Страхов считал, что Достоевский не до конца справился со своей огромной задачей: несмотря на «воскресение» Раскольникова в эпилоге, читатель так и не получает «внутреннего переворота в Раскольникове… пробуждения в нём истинно человеческого образа чувств и мыслей». Самое замечательное в страховской статье — анализ психологии Раскольникова: как мы помним, первая формулировка замысла Достоевского — «психологический отчёт одного преступления», и Страхов говорит о том, насколько убедительно показано восприятие Раскольниковым собственного поступка, во всех стадиях, вплоть до неизбежного финала. «Вы один меня поняли», — позже сказал Страхову Достоевский.
Что было дальше?
За «Преступлением и наказанием» последовали остальные романы из «великого пятикнижия» Достоевского — «Идиот», «Бесы», «Подросток» и «Братья Карамазовы». Ещё при жизни Достоевского отрывок из «Преступления и наказания» перевели на французский; в 1880-е книга была переведена на основные европейские языки.

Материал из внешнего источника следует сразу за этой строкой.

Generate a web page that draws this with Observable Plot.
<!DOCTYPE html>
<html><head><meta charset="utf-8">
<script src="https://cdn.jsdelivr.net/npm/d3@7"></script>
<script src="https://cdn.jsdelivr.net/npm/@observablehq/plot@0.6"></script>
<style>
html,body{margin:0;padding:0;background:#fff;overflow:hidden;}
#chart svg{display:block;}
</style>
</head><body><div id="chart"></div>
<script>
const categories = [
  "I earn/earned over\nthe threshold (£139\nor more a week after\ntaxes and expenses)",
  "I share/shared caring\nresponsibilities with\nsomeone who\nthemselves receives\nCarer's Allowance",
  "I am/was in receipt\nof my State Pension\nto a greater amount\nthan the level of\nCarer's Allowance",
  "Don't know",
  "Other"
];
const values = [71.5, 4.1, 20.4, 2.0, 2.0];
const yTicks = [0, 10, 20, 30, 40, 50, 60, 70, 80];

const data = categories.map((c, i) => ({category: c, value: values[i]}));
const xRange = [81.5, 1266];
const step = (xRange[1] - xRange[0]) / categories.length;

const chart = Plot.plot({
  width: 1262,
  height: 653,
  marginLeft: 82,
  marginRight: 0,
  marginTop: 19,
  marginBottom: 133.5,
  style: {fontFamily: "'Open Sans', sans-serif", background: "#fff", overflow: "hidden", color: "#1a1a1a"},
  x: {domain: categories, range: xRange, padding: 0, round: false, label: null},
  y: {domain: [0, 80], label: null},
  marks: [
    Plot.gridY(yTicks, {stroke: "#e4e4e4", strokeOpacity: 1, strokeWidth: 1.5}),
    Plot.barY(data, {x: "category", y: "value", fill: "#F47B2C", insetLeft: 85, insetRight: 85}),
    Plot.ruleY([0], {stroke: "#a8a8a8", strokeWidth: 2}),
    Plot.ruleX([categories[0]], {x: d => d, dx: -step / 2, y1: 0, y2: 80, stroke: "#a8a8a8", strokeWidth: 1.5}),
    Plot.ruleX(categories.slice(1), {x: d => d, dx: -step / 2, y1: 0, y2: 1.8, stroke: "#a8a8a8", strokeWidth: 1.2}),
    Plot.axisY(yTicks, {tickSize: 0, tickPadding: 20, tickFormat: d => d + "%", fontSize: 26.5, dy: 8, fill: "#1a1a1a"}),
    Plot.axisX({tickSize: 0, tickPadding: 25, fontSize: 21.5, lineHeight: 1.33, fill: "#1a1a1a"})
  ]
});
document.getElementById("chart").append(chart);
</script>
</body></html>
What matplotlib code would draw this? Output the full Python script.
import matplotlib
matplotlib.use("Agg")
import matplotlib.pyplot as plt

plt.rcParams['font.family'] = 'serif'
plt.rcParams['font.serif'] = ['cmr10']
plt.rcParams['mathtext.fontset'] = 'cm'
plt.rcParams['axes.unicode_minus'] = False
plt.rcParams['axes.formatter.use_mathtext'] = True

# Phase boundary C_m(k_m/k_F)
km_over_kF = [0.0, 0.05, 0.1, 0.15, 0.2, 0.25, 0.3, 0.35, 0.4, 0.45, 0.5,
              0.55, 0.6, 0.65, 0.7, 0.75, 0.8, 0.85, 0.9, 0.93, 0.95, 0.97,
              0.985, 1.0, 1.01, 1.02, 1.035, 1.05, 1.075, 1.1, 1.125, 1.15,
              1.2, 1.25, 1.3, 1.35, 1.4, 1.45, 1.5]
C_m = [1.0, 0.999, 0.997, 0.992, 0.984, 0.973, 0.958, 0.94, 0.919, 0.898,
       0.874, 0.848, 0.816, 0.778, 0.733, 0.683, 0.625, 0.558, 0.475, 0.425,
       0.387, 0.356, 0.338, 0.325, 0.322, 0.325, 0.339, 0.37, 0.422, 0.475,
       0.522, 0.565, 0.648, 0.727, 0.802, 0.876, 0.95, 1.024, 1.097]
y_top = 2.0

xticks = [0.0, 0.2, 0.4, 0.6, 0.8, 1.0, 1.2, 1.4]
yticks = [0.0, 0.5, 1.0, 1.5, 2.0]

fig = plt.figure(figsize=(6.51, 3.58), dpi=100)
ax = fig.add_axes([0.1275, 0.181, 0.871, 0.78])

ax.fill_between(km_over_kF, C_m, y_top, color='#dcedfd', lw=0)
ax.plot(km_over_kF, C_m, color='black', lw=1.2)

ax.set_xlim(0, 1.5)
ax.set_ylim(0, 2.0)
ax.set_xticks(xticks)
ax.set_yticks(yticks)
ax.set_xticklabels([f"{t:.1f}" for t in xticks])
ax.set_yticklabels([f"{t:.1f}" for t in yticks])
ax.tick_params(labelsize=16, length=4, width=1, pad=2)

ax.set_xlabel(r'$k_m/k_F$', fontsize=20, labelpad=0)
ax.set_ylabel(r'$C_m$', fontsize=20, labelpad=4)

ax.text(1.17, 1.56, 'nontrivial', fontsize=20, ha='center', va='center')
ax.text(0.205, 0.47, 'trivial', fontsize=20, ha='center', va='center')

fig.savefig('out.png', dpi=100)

Роман оказал важное влияние на западную литературу — оно было ощутимо уже в XIX веке (можно вспомнить роман Поля Бурже «Ученик» 1889 года), но по-настоящему сказалось в XX: мотивы «Преступления и наказания» можно встретить у английских модернистов, таких как Вирджиния Вулф и Д. Г. Лоуренс, у французских экзистенциалистов Сартра и Камю (особенно в «Постороннем»). Ещё отчётливее следы «Преступления и наказания» в немецкоязычной прозе — назовём Густава Мейринка, Леонгарда Франка, Йозефа Рота, Стефана Цвейга, Роберта Музиля[1086]

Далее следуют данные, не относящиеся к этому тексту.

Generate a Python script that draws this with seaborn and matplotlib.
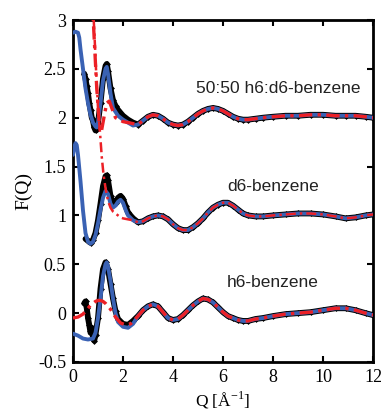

.В России отношение к «Преступлению и наказанию» менялось вместе с восприятием Достоевского вообще. В конце XIX века «демократическому» пониманию писателя (которое отстаивал, например, Николай Михайловский, призывавший не делать из Достоевского пророка) уже противостояло христианское, мистическое, протосимволистское — в первую очередь так смотрел на Достоевского и «Преступление и наказание» друг писателя, философ Владимир Соловьёв. Для него было очевидно, что идея романа выводится из биографии Достоевского, с которым духовное перерождение, как и с Раскольниковым, произошло на каторге:
Положительный общественный идеал ещё не был вполне ясен уму Достоевского по возвращении из Сибири. Но три истины в этом деле были для него совершенно ясны: он понял прежде всего, что отдельные лица, хотя бы и лучшие люди, не имеют права насиловать общество во имя своего личного превосходства; он понял также, что общественная правда не выдумывается отдельными умами, а коренится во всенародном чувстве, и, наконец, он понял, что эта правда имеет значение религиозное и необходимо связана с верой Христовой, с идеалом Христа.

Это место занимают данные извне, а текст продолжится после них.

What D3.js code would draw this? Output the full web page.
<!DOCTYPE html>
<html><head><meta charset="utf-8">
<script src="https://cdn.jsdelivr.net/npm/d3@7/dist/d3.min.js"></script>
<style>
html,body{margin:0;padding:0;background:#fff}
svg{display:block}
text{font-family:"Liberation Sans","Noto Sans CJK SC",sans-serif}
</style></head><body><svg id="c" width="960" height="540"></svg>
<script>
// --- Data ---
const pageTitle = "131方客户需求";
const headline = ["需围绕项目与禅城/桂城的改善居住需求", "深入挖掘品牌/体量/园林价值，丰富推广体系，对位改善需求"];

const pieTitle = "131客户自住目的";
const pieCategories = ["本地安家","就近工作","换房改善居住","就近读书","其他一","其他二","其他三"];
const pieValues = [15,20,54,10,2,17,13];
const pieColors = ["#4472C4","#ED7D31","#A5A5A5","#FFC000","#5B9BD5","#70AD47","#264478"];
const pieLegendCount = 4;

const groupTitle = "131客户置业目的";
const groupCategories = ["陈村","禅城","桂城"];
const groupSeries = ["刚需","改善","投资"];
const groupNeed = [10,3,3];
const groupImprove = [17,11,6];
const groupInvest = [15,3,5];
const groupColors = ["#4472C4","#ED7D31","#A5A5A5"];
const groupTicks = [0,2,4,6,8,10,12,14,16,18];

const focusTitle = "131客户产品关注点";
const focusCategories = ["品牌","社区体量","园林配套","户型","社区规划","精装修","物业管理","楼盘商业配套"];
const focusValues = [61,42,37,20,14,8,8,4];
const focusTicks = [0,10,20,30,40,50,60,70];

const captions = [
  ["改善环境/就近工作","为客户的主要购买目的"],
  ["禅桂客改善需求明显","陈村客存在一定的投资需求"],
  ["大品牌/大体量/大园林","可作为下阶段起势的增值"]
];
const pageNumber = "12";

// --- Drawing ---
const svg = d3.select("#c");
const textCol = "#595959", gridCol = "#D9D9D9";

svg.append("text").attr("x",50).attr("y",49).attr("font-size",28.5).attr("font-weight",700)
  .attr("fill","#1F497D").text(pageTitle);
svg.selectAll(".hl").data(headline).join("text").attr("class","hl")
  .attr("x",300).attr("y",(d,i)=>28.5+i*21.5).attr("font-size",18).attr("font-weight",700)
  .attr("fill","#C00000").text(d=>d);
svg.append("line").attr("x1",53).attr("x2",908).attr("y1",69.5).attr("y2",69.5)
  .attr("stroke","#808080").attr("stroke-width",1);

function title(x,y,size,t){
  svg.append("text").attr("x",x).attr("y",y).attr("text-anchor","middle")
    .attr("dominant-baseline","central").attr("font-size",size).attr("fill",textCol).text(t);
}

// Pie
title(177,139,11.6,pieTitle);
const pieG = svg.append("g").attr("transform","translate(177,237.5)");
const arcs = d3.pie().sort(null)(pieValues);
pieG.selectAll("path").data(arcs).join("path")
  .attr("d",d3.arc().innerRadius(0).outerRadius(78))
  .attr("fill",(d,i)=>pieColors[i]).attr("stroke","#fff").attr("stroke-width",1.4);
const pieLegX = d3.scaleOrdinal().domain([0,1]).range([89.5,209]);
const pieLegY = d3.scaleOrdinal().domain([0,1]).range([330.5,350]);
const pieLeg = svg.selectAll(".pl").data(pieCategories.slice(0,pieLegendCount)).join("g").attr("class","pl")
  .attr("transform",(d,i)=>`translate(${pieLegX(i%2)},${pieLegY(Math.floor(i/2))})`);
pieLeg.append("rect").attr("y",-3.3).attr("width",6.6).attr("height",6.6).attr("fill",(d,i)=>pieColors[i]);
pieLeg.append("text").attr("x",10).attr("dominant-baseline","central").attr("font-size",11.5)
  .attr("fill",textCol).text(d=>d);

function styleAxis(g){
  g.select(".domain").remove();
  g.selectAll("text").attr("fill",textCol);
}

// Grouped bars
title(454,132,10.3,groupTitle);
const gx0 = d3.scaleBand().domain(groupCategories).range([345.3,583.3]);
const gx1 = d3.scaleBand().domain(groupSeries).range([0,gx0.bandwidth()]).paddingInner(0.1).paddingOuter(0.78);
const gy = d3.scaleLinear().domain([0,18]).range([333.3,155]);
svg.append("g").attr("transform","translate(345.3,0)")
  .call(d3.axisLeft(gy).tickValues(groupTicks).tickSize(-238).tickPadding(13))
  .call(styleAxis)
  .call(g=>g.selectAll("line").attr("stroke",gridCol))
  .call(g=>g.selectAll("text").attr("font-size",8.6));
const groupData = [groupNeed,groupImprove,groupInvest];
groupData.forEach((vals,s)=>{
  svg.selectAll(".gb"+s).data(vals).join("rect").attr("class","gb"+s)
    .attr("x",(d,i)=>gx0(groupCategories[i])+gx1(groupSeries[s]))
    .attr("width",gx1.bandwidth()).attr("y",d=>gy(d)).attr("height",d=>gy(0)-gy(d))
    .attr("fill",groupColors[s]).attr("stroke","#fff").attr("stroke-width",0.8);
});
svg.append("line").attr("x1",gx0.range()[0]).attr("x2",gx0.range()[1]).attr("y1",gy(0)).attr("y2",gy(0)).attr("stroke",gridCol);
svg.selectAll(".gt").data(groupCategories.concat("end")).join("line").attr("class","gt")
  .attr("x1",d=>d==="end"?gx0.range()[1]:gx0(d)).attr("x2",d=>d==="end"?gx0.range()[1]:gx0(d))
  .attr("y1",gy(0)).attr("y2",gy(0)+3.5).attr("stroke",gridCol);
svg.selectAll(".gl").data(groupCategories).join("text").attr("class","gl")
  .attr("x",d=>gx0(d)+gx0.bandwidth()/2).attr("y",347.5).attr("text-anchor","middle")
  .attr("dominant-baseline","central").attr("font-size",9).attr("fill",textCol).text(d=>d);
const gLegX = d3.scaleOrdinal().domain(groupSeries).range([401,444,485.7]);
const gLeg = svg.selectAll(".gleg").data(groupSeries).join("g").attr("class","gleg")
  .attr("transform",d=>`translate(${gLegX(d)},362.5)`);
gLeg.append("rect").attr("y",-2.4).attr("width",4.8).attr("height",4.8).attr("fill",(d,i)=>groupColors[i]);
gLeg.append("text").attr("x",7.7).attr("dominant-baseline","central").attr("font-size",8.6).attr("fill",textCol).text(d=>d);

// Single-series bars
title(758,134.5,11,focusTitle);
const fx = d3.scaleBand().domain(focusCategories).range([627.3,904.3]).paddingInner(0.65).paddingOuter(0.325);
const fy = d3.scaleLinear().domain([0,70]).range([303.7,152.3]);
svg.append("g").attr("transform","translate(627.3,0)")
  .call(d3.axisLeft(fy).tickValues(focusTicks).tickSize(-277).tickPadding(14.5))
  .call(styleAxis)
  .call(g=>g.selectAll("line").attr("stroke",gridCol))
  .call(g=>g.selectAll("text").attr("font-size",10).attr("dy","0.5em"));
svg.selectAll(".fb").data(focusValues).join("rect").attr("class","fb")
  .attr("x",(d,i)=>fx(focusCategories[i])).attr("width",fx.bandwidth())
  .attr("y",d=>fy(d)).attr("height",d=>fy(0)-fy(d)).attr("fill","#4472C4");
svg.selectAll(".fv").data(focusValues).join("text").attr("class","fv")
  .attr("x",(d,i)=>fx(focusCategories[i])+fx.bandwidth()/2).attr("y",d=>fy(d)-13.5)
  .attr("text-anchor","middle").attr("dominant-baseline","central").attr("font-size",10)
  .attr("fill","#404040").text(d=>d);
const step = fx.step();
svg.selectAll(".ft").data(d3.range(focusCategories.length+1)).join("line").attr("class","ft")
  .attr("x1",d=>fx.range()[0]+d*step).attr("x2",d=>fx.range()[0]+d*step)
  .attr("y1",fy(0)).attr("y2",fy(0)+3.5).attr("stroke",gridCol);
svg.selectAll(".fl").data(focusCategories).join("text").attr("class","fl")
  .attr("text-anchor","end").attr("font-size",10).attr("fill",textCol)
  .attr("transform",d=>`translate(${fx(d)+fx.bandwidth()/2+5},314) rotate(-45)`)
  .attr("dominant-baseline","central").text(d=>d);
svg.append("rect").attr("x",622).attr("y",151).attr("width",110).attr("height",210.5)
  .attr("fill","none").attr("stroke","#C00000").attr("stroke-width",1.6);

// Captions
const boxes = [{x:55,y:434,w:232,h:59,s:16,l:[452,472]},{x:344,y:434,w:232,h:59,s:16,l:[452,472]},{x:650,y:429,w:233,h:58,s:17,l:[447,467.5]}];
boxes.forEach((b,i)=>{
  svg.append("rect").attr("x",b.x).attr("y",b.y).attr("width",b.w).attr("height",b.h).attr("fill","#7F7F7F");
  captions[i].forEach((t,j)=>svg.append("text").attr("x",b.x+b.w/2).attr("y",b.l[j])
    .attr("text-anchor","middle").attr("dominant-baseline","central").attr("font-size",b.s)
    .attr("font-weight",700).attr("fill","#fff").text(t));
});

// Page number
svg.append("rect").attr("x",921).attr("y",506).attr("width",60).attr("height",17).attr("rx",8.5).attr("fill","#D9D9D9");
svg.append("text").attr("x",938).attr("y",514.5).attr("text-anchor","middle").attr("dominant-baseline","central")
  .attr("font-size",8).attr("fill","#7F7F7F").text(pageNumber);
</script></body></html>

Схожие мысли о «Преступлении и наказании» можно прочитать у Константина Леонтьева, — впрочем, Леонтьев полагал, что в этом романе Достоевский ещё мало думал о подлинном христианстве (к примеру, Соня Мармеладова отслужила только панихиду по отце, а должна бы служить молебны, советоваться с духовниками и монахами, прикладываться к чудотворным иконам и мощам, читать не только Евангелие, а жития святых).